GERMANY: Memorial service held to mark one year since twenty-one people were killed in stampede during Love Parade
Record ID:
451537
GERMANY: Memorial service held to mark one year since twenty-one people were killed in stampede during Love Parade
- Title: GERMANY: Memorial service held to mark one year since twenty-one people were killed in stampede during Love Parade
- Date: 25th July 2011
- Summary: VARIOUS OF RELATIVES AND FRIENDS OF VICTIMS ARRIVE SIGN SAYING "JOINT COMMEMORATION" (SOUNDBITE) (German) PRIEST OF EMERGENCY COUNSELLING IN RHINELAND, JOACHIM MUELLER-LANGE SAYING "The relatives met already on Friday, also yesterday at a internal commemoration. And today there is the public commemoration. The pain will come up again, yes, and tears might flow again, but on the other side this public commemoration everyone will see that society has not forgotten." MUELLER-LANGE TALKING TO JOURNALIST
- Embargoed: 9th August 2011 13:00
- Keywords:
- Location: Germany, Germany
- Country: Germany
- Topics: Accidents
- Reuters ID: LVA9O6DQM66HVBYG6G3DIJ4FOPNK
- Story Text: About 7,000 people commemorated those killed in a stampede during a Love Parade a year ago.
The names of all 21 victims were read out loud at a memorial service on Sunday (July 24) at a stadium in Duisburg. During heavy rain paramedics placed 21sunflowers in shape of a heart as a symbolic act .
Besides ambulance people and politicians, relatives of the victims also said some words. The mother of one of the girls who died in the catastrophe told the mourners how sad every day is without her daughter.
A representative of the emergency counselling in Rhineland, Joachim Mueller-Lange, said that the service was a platform for the relatives to share their grief.

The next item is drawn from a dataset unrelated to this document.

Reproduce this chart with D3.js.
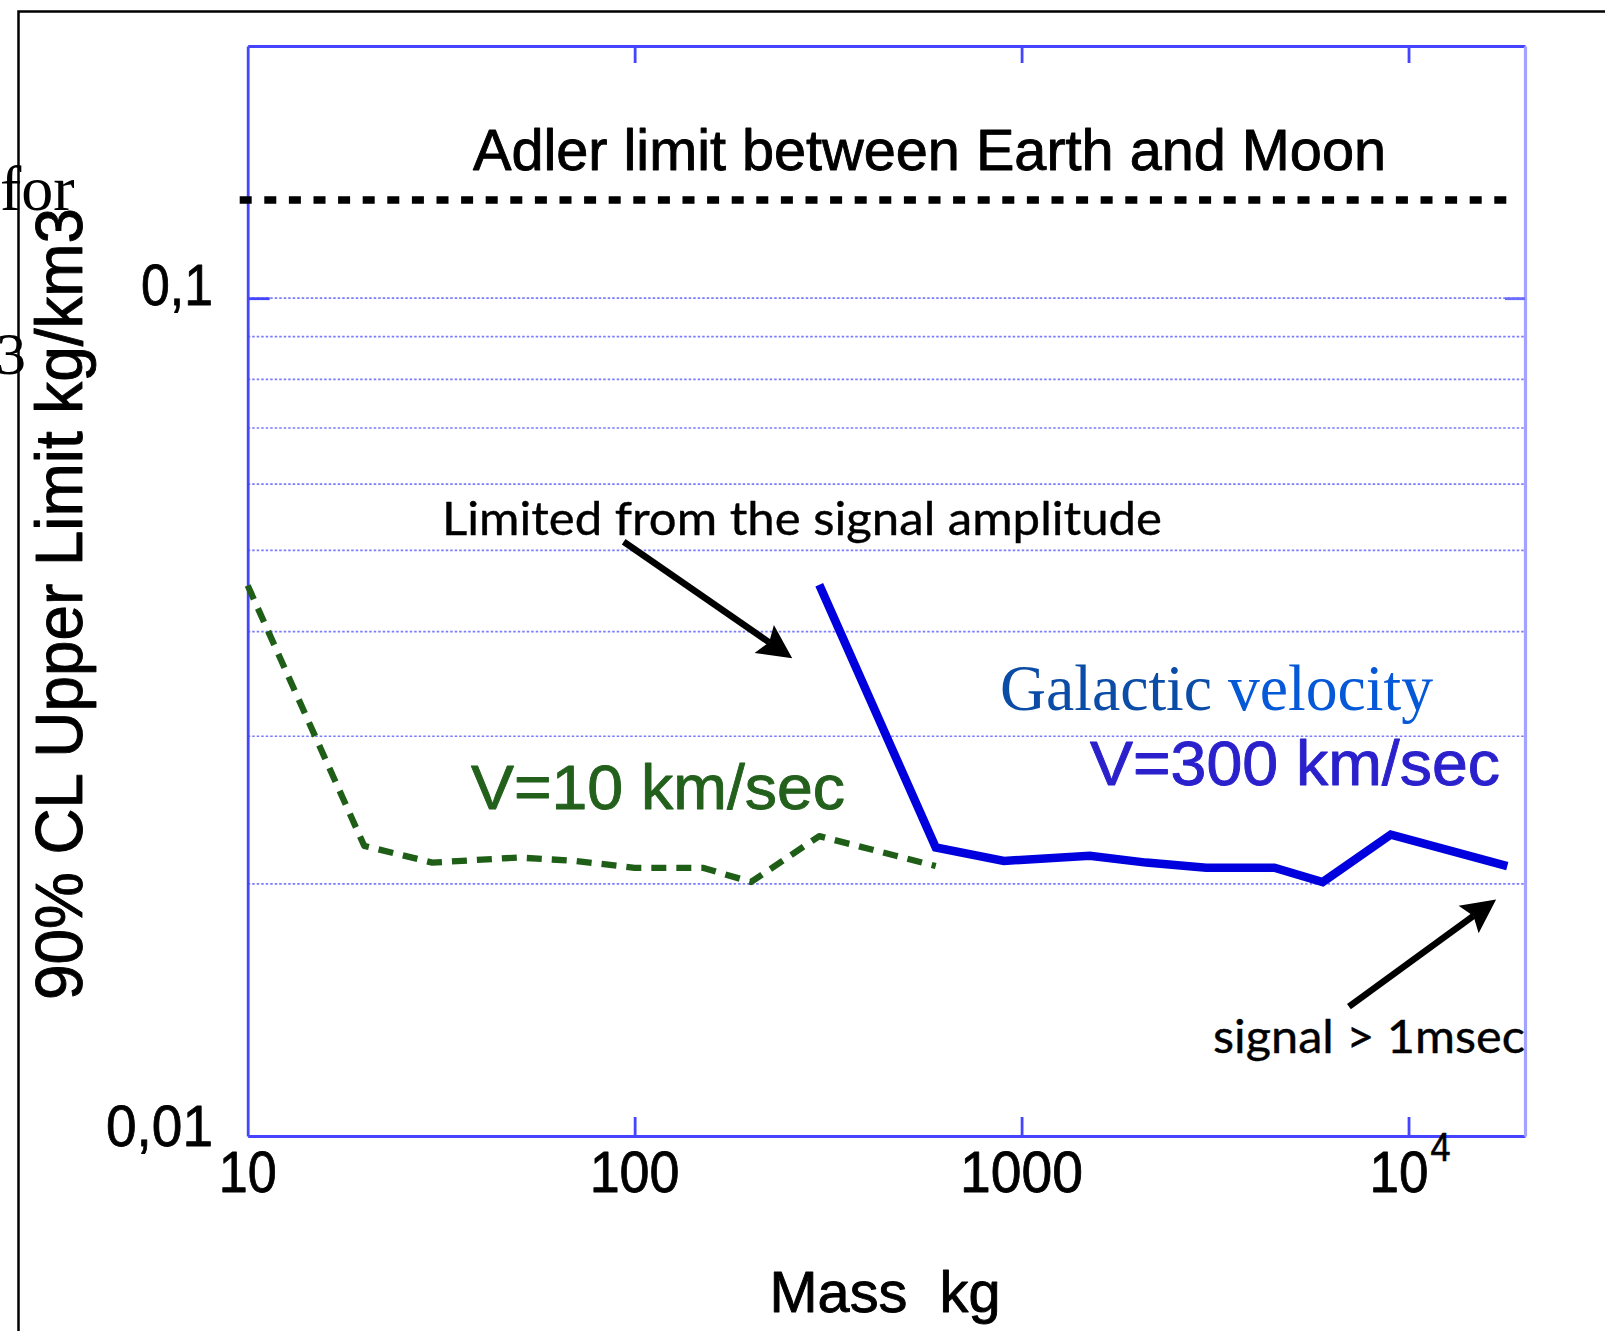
<!DOCTYPE html>
<html>
<head>
<meta charset="utf-8">
<script src="https://cdn.jsdelivr.net/npm/d3@7"></script>
<style>
  html, body { margin: 0; padding: 0; background: #fff; }
  svg { display: block; }
  .heavy { paint-order: stroke; stroke-linejoin: round; }
</style>
</head>
<body>
<svg id="chart" width="1605" height="1331"></svg>
<script>
// Upper limit on mass density vs. object mass, two velocity hypotheses
const massSlow  = [10, 20, 30, 50, 70, 100, 150, 200, 300, 600];
const limitSlow = [0.0454, 0.0222, 0.0212, 0.0215, 0.0213, 0.0209, 0.0209, 0.0201, 0.0228, 0.0210];

const massFast  = [300, 600, 900, 1500, 2100, 3000, 4500, 6000, 9000, 18000];
const limitFast = [0.0455, 0.0221, 0.0213, 0.0216, 0.0212, 0.0209, 0.0209, 0.0201, 0.0229, 0.0210];

const adlerLimit = 0.131;

const xTickValues = [10, 100, 1000, 10000];
const xTickLabels = ["10", "100", "1000", "10|4"];
const yTickValues = [0.1, 0.01];
const yTickLabels = ["0,1", "0,01"];
const yGridValues = [0.02, 0.03, 0.04, 0.05, 0.06, 0.07, 0.08, 0.09, 0.1];

(function draw() {
const svg = d3.select("#chart");
svg.append("rect").attr("width", 1605).attr("height", 1331).attr("fill", "#fff");

const plotL = 247.7, plotR = 1525, plotT = 46, plotB = 1136;
const x = d3.scaleLog().domain([10, 20000]).range([plotL, plotR]);
const y = d3.scaleLog().domain([0.01, 0.2]).range([plotB, plotT]);

const SANS = "'Liberation Sans', Arial, sans-serif";
const SERIF = "'Liberation Serif', 'Times New Roman', serif";
const HUMANIST = "Lato, 'Open Sans', sans-serif";

// text helper: slightly heavier strokes for the sans labels
function label(px, py, str, opts) {
  const t = svg.append("text").attr("x", px).attr("y", py)
    .attr("font-family", opts.font || SANS).attr("font-size", opts.size)
    .attr("fill", opts.color || "#000");
  if (opts.anchor) t.attr("text-anchor", opts.anchor);
  if (opts.len) t.attr("textLength", opts.len).attr("lengthAdjust", "spacingAndGlyphs");
  if (opts.weight) t.attr("class", "heavy").attr("stroke", opts.color || "#000").attr("stroke-width", opts.weight);
  if (opts.transform) t.attr("transform", opts.transform);
  t.text(str);
  return t;
}

// slide text peeking out behind the figure
label(0, 210, "for", { font: SERIF, size: 64 });
label(26, 374, "3", { font: SERIF, size: 60, anchor: "end" });

// outer frame
svg.append("path").attr("d", "M18.5,1331 V11.5 H1605")
  .attr("fill", "none").attr("stroke", "#000").attr("stroke-width", 2.5);

// dotted horizontal grid
svg.append("g").selectAll("line").data(yGridValues).join("line")
  .attr("x1", plotL).attr("x2", plotR)
  .attr("y1", d => y(d)).attr("y2", d => y(d))
  .attr("stroke", "#7b7bff").attr("stroke-width", 1.7)
  .attr("stroke-dasharray", "2.5 2");

// axes
const axisColor = "#4545ff";
const gBottom = svg.append("g").attr("transform", `translate(0,${plotB})`)
  .call(d3.axisBottom(x).tickValues(xTickValues.slice(1)).tickSizeInner(-19).tickSizeOuter(0).tickFormat(""));
const gTop = svg.append("g").attr("transform", `translate(0,${plotT})`)
  .call(d3.axisTop(x).tickValues(xTickValues.slice(1)).tickSizeInner(-17).tickSizeOuter(0).tickFormat(""));
const gLeft = svg.append("g").attr("transform", `translate(${plotL},0)`)
  .call(d3.axisLeft(y).tickValues([0.1]).tickSizeInner(-22).tickSizeOuter(0).tickFormat(""));
const gRight = svg.append("g").attr("transform", `translate(${plotR},0)`)
  .call(d3.axisRight(y).tickValues([0.1]).tickSizeInner(-20).tickSizeOuter(0).tickFormat(""));
[gBottom, gTop, gLeft].forEach(g => {
  g.select(".domain").attr("stroke", axisColor).attr("stroke-width", 2.8);
  g.selectAll(".tick line").attr("stroke", axisColor).attr("stroke-width", 2.8);
});
gRight.select(".domain").attr("stroke", "#a3a3ff").attr("stroke-width", 3.2);
gRight.selectAll(".tick line").attr("stroke", "#6c6cff").attr("stroke-width", 2.8);

// x tick labels
const xLabelWidths = { "10": 58, "100": 90, "1000": 123 };
xTickValues.forEach((v, i) => {
  const lab = xTickLabels[i];
  if (lab.includes("|")) {
    const [base, exp] = lab.split("|");
    label(x(v) - 39, 1191.5, base, { size: 58, len: 59, weight: 0.8 });
    label(x(v) + 22, 1161, exp, { size: 40, len: 20, weight: 0.6 });
  } else {
    label(x(v), 1191.5, lab, { size: 58, anchor: "middle", len: xLabelWidths[lab], weight: 0.8 });
  }
});

// y tick labels
const yLabelWidths = [72, 107];
const yLabelShift = [7, 10];
yTickValues.forEach((v, i) => {
  label(213, y(v) + yLabelShift[i], yTickLabels[i], { size: 58, anchor: "end", len: yLabelWidths[i], weight: 0.8 });
});

// axis titles
label(885, 1312, "Mass  kg", { size: 58, anchor: "middle", len: 231, weight: 0.9 }).style("white-space", "pre");
label(0, 0, "90% CL Upper Limit kg/km3", { size: 66, anchor: "middle", len: 792, weight: 0.9,
  transform: "translate(82,604) rotate(-90)" });

// Adler limit
svg.append("line").attr("x1", plotL - 8).attr("x2", 1508)
  .attr("y1", y(adlerLimit)).attr("y2", y(adlerLimit))
  .attr("stroke", "#000").attr("stroke-width", 7.5).attr("stroke-dasharray", "12 12.6");
label(473, 170, "Adler limit between Earth and Moon", { size: 58, len: 913, weight: 0.9 });

// series
const line = d3.line().x(d => x(d[0])).y(d => y(d[1]));
svg.append("path").datum(d3.zip(massSlow, limitSlow)).attr("d", line)
  .attr("fill", "none").attr("stroke", "#1e5e17").attr("stroke-width", 6.3)
  .attr("stroke-dasharray", "15 10").attr("stroke-linejoin", "round");
svg.append("path").datum(d3.zip(massFast, limitFast)).attr("d", line)
  .attr("fill", "none").attr("stroke", "#0000de").attr("stroke-width", 8.5)
  .attr("stroke-linejoin", "miter");

// series labels
label(471, 809, "V=10 km/sec", { size: 63, color: "#22601c", len: 374, weight: 0.9 });
label(1090, 785, "V=300 km/sec", { size: 63, color: "#2a20cc", len: 410, weight: 0.9 });
const gal = svg.append("text").attr("x", 1000).attr("y", 710)
  .attr("font-family", SERIF).attr("font-size", 65)
  .attr("textLength", 433).attr("lengthAdjust", "spacingAndGlyphs");
gal.append("tspan").attr("fill", "#0b4ca6").text("Galactic ");
gal.append("tspan").attr("fill", "#0558d8").text("velocity");

// annotations with arrows
function arrow(m0, l0, m1, l1) {
  const sx = x(m0), sy = y(l0), tx = x(m1), ty = y(l1);
  const len = Math.hypot(tx - sx, ty - sy);
  const ux = (tx - sx) / len, uy = (ty - sy) / len;
  const nx = -uy, ny = ux;
  const L = 34, W = 17, notch = 6;
  const bx = tx - L * ux, by = ty - L * uy;
  const mx = tx - (L - notch) * ux, my = ty - (L - notch) * uy;
  svg.append("line").attr("x1", sx).attr("y1", sy).attr("x2", mx).attr("y2", my)
    .attr("stroke", "#000").attr("stroke-width", 6.5);
  svg.append("path")
    .attr("d", `M${tx},${ty} L${bx + W * nx},${by + W * ny} L${mx},${my} L${bx - W * nx},${by - W * ny} Z`)
    .attr("fill", "#000");
}
arrow(93.7, 0.0512, 255.4, 0.03717);
arrow(7015, 0.01427, 16840, 0.01916);

label(442, 535, "Limited from the signal amplitude", { font: HUMANIST, size: 47, len: 720, weight: 0.4 });
label(1213, 1053, "signal > 1msec", { font: HUMANIST, size: 47, len: 312, weight: 0.4 });
})();
</script>
</body>
</html>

"The pain will come up again, yes, and tears might flow again, but on the other side this public commemoration everyone will see that society has not forgotten."
Twenty-one people, aged 20 to 40, were killed and more than 500 injured on July 24, 2010 when hordes of young people pushed through a tunnel into the techno festival area at a former freight rail yard in Duisburg, a poor western German city of 500,000.
Eight foreigners -- from Australia, Bosnia, China, Italy, the Netherlands and Spain -- were among those killed.
Police have said local officials ignored warnings that Duisburg would be too small to host one million people at the Love Parade, while the organisers blamed police for letting too many into the railyard.
Immediately after the accident it was the mayor of Duisburg, Adolf Sauerland and the boss of the Love Parade, Rainer Schaller at whom the fingers of guilt were pointed.
Sauerland, a leader in Chancellor Angela Merkel's Christian Democrats, has been assailed for ignoring warnings from city planning agencies, police and fire officials.
Now the state prosecutor in Duisburg, Rolf Haferkamp, says investigators are looking at possible charges of negligent homicide against 16 people, eleven from the town authorities, four from the organisers of the festival and one member of the police. More than 3,000 witnesses have been questioned to find out why an event set up for 250,000 people ended up with between 500,000 and 1 million.